Black Holes (in the majority of cases) tend to have very small, speckly markings on their faces, in addition to the white washed nose (when present) and also often have speckly tails too - all due to the Eclipse genes influence, and often very much akin to a regular Eclipse`s markings. They also tend to be very white. Another little clue of the Eclipse genes presence, can be the white feet/socks (patternless in the case of snows which are already white!) that are seen quite commonly on Raptors and Novas 

This is one of the Black Holes hatched from earlier this year; it`s around 2 - 3 months old now, and it physically displays all the `markers` I`d look for if I ever went to buy a leo that had been labelled a Black Hole: eclipse eyes, white washed nose, speckly face/tail and white, patternless feet.

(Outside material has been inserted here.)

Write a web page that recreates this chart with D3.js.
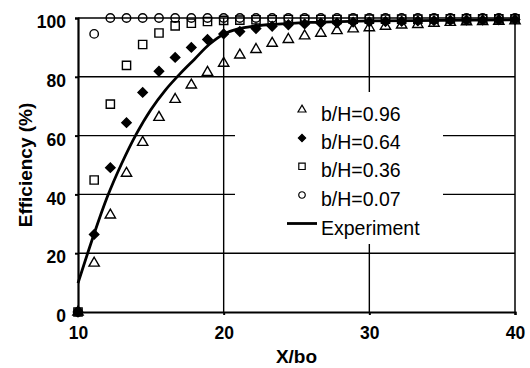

If any Black Hole didn`t have at least a couple of these markers, I`d be a little wary.


----------



## nuttybabez (Jul 21, 2007)

Thanks funky, I can see what you mean!! I bought her to help me with my stripey mack snow project anyway and she will still be ideal for that. She has JMG lavendar stripe in her parentage. Plus I fell in love with her cos shes so unusual and pretty. Shes a keeper even if shes not a black hole!


----------



## fuzzzzbuzzzz (Apr 11, 2010)

funky1 said:


> A nice Mack Enigma with lovely stripe influence to it : victory: Tbh, due to the Enigma genes presence and it`s affect on `perfect stripes` etc, I wouldn`t have too much trouble calling that a Bold Stripe Mack Enigma - very nice.
> 
> Black Holes (in the majority of cases) tend to have very small, speckly markings on their faces, in addition to the white washed nose (when present) and also often have speckly tails too - all due to the Eclipse genes influence, and often very much akin to a regular Eclipse`s markings. They also tend to be very white. Another little clue of the Eclipse genes presence, can be the white feet/socks (patternless in the case of snows which are already white!) that are seen quite commonly on Raptors and Novas
> 
> ...


 
^^^^^


----------



## Slurm (Jun 6, 2008)

this is my blackhole:-










Notice as funky says, the white feet and nose, the small dots on the the head and tail.

Defo yours is a snow enigma, nice colours too:2thumb:


----------



## nuttybabez (Jul 21, 2007)

Thanks Slurm! Shes gorgeous aswell!


----------